The Nut Job 2: Nutty By Nature, like its predecessor, has none of the depth of the big Pixar or Dreamworks animated titles, but it is consistently giggle-inducing entertainment for kids, and for adults who are honest enough to admit that a decent storyline and a handful of strong jokes is actually enough sometimes. Indeed, for its PG rating, this nature-versus-man caper has some surprisingly edgy moments and gags, though the tone in those moments is likely unfamiliar to the average youngster. The type of story has been presented a hundred times from Watership Down to Fantastic Mr Fox, but it’s not a theme that’s likely to tire – a greedy, unethical industrialist wiping out the habitat of some helpless creatures.

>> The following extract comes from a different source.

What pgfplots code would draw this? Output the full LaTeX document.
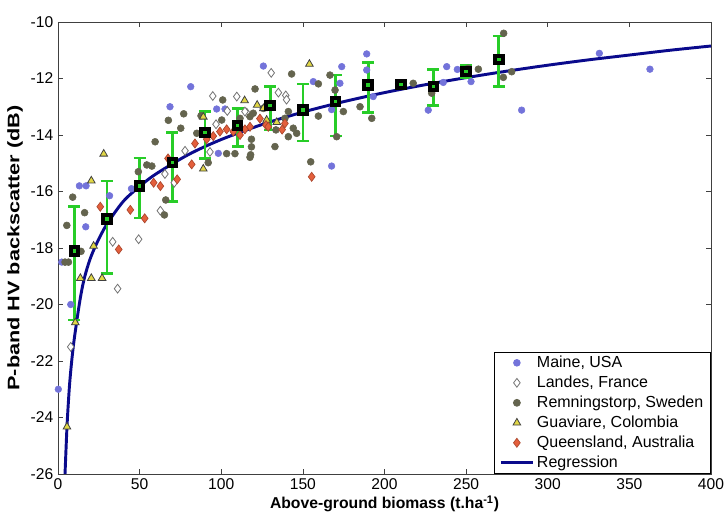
\documentclass[border=0pt]{standalone}
\usepackage{fontspec}
\setmainfont{Liberation Sans}
\newfontfamily\ylabfont{Liberation Sans}[FakeStretch=1.3]
\usepackage{pgfplots}
\pgfplotsset{compat=1.18}

\definecolor{maine}{RGB}{115,115,218}
\definecolor{swe}{RGB}{100,100,78}
\definecolor{guav}{RGB}{225,215,70}
\definecolor{qld}{RGB}{228,95,60}
\definecolor{reg}{RGB}{10,10,140}
\definecolor{errg}{RGB}{40,205,40}

\pgfplotstableread{
x y
0.2 -23.0
2.3 -18.5
7.8 -20.0
13.1 -15.8
17.2 -15.8
17.0 -17.25
31.6 -16.15
45 -15.9
68.6 -13.0
81.3 -12.29
97.2 -13.08
102.3 -13.08
98.2 -14.65
125.8 -11.56
156.4 -12.11
173.8 -11.58
172.7 -12.17
189.1 -11.13
189.1 -11.7
193.1 -12.64
167.6 -13.1
167.6 -15.1
238.1 -11.58
244.6 -11.68
253 -12.11
236 -12.14
226.8 -13.12
284 -13.12
331.6 -11.11
362.6 -11.67
}\maine

\pgfplotstableread{
x y
36.5 -19.44
7.8 -21.5
33.5 -17.78
49.4 -17.69
62.7 -16.68
65.5 -15.38
71.2 -15.69
77.8 -14.56
93.1 -14.6
96.8 -13.62
115.6 -13.21
94.8 -12.62
109.5 -12.64
114.5 -13.17
130.6 -11.8
135 -12.5
139.5 -12.6
103.7 -13.15
140 -12.75
}\landes

\pgfplotstableread{
x y
9 -16.2
5.4 -17.2
16.3 -16.75
14.1 -18.12
4.3 -18.5
6.4 -18.5
54.4 -15.06
57.5 -15.1
49.2 -15.3
59.5 -14.24
66 -16.3
65.2 -16.83
67.6 -13.48
75.2 -13.76
77 -13.25
85 -13.94
89 -13.94
92 -14.98
103.3 -14.66
108.4 -14.66
118.5 -14.15
118.5 -14.42
118 -14.7
132.9 -14.41
119.6 -13.23
100.3 -13.47
87.6 -13.32
100.9 -12.76
120.7 -12.37
125.8 -13.06
117.6 -13.35
111.5 -13.41
117.6 -14.79
141.1 -14.06
133.5 -13.82
139 -13.41
143.1 -11.84
166.6 -11.88
159.5 -12.19
141.1 -13.17
144.1 -13.76
146.2 -13.94
159.5 -13.33
174.8 -13.17
185 -13.0
192.2 -13.41
170.7 -14.06
154.8 -14.95
169.7 -12.41
217.6 -12.17
228.9 -12.52
251.3 -11.64
257.5 -11.67
272.8 -11.96
277.9 -11.76
273 -10.4
}\sweden

\pgfplotstableread{
x y
5.5 -24.33
10.6 -20.64
13.7 -19.07
20.4 -19.07
27 -19.07
20.4 -15.62
28 -14.67
21.8 -17.93
89 -13.36
89 -15.2
114.3 -12.78
122 -12.94
125.8 -13.06
127.8 -13.47
134 -13.55
154 -11.49
}\guaviare

\pgfplotstableread{
x y
25.9 -16.54
37.2 -18.05
44.3 -16.65
53.1 -16.95
58.6 -15.69
62.7 -15.81
73 -15.57
67.4 -14.83
81.9 -15.04
83.9 -14.3
91.1 -14.15
95.1 -14.04
99.2 -13.88
103.3 -13.8
107.4 -13.88
111.5 -14.0
114.5 -13.8
123.7 -13.42
127.4 -13.65
137.3 -13.81
117.6 -13.71
128.8 -13.71
139 -13.59
155.4 -15.48
}\queensland

\pgfplotstableread{
x y
4.3 -26
5 -25.0
5.7 -24.1
7 -22.9
8.4 -22.0
10 -21.2
13.3 -19.9
16 -19.1
19.6 -18.4
24 -17.8
30 -17.15
40 -16.35
50 -15.82
60 -15.38
80 -14.69
100 -14.16
125 -13.63
150 -13.19
175 -12.82
200 -12.5
225 -12.22
250 -11.97
275 -11.74
300 -11.53
325 -11.34
350 -11.17
375 -11.0
400 -10.85
}\regression

\pgfplotstableread{
x y ep em
10 -18.1 1.58 2.45
30 -16.98 1.35 1.92
50 -15.8 0.98 1.14
70 -14.97 1.06 1.39
90 -13.92 0.75 0.91
110 -13.67 0.61 0.74
130 -12.96 0.67 0.86
150 -13.12 0.93 1.09
170 -12.82 0.94 1.22
190 -12.23 0.79 0.98
210 -12.21 0 0
230 -12.29 0.61 0.67
250 -11.76 0.24 0.22
270 -11.32 0.82 0.97
}\means

\begin{document}
\begin{tikzpicture}
\begin{axis}[
  scale only axis, width=489.75pt, height=339pt,
  xmin=0, xmax=400, ymin=-26, ymax=-10,
  xtick={0,50,...,400}, ytick={-26,-24,...,-10},
  tick align=inside, major tick length=4pt,
  tick style={color=black!75, line width=0.5pt},
  axis line style={black!75, line width=0.6pt},
  ticklabel style={font=\fontsize{11.7}{14}\selectfont},
  /pgf/number format/assume math mode=true,
  xlabel={Above-ground biomass (t.ha\textsuperscript{-1})},
  ylabel={P-band HV backscatter (dB)},
  xlabel style={font=\bfseries\fontsize{11.8}{14}\selectfont, yshift=2.5pt},
  ylabel style={font=\ylabfont\bfseries\fontsize{12.5}{15}\selectfont, yshift=-1pt},
  legend cell align=left,
  legend style={at={(1,0)}, anchor=south east, draw=black, line width=0.6pt,
    font=\fontsize{12}{13.5}\selectfont, row sep=0.8pt, inner xsep=3.5pt, inner ysep=1pt},
  legend image code/.code={\draw[mark repeat=2,mark phase=2,#1] plot coordinates {(0cm,0cm) (0.42cm,0cm) (0.84cm,0cm)};},
]
\addplot[only marks, mark=*, mark size=2.5pt, mark options={draw=maine, fill=maine}] table {\maine};
\addlegendentry{Maine, USA}
\addplot[only marks, mark=diamond*, mark size=3.3pt, mark options={draw=black!55, fill=white, line width=0.6pt}] table {\landes};
\addlegendentry{Landes, France}
\addplot[only marks, mark=*, mark size=2.6pt, mark options={draw=swe, fill=swe}] table {\sweden};
\addlegendentry{Remningstorp, Sweden}
\addplot[only marks, mark=triangle*, mark size=3.3pt, mark options={draw=black!75, fill=guav, line width=0.6pt}] table {\guaviare};
\addlegendentry{Guaviare, Colombia}
\addplot[only marks, mark=diamond*, mark size=3.4pt, mark options={draw=qld!75!black, fill=qld, line width=0.5pt}] table {\queensland};
\addlegendentry{Queensland, Australia}
\addplot[reg, line width=2.2pt, smooth, no markers] table {\regression};
\addlegendentry{Regression}
\addplot[forget plot, only marks, mark=square*, mark size=2.8pt,
  mark options={draw=black, fill=errg, line width=3pt},
  error bars/.cd, y dir=both, y explicit,
  error bar style={errg, line width=2pt},
  error mark options={errg, line width=2pt, mark size=4.5pt, rotate=90}]
  table[y error plus=ep, y error minus=em] {\means};
\end{axis}
\pgfresetboundingbox
\path[use as bounding box] ([shift={(-43.5pt,-31.5pt)}]current axis.south west) rectangle ([shift={(9.75pt,16.5pt)}]current axis.north east);
\end{tikzpicture}
\end{document}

Happily, for the purposes of the plot, the creatures involved here are not that helpless, though they are often hapless, meaning plenty of goofy, harmless fun even as the opposing sides stake their claims to the area they both desire. Fun and fluffy.

 

Free Fire is far more enjoyable and engaging than anything with so limited a concept has any right to be. It’s the story of an arms deal between two rag-tag groups of criminals that goes horribly wrong early on in the piece, and of the chaotic carnage that follows, as egos and testosterone combine with old-fashioned stupidity and far too much firepower to make the warehouse in which the entire plot plays out a corpse-strewn battleground. It is, in many ways, the sort of thing audiences might have expected of Quentin Tarantino earlier in his career, but other than its general style – the wide collars and iffy hairstyles of the Seventies, mostly – it doesn’t try to stuff private jokes and cinematic references into every scene. Rather, it simply allows the tar-black comedy of a situation in which everyone is arrogant and no-one is truly competent to play out, in a violent, foul-mouthed way. The strong cast all do their bit without having to stretch too far. Sharlto Copley, for instance, plays a cocky South African (which he is), and Cillian Murphy’s character is simply a contemporary update on his gangster from Peaky Blinders. Armie Hammer (pre-scandal) is delightfully smooth and droll, and Brie Larson successfully expands her range in a direction many will have thought unlikely. Daft but effective.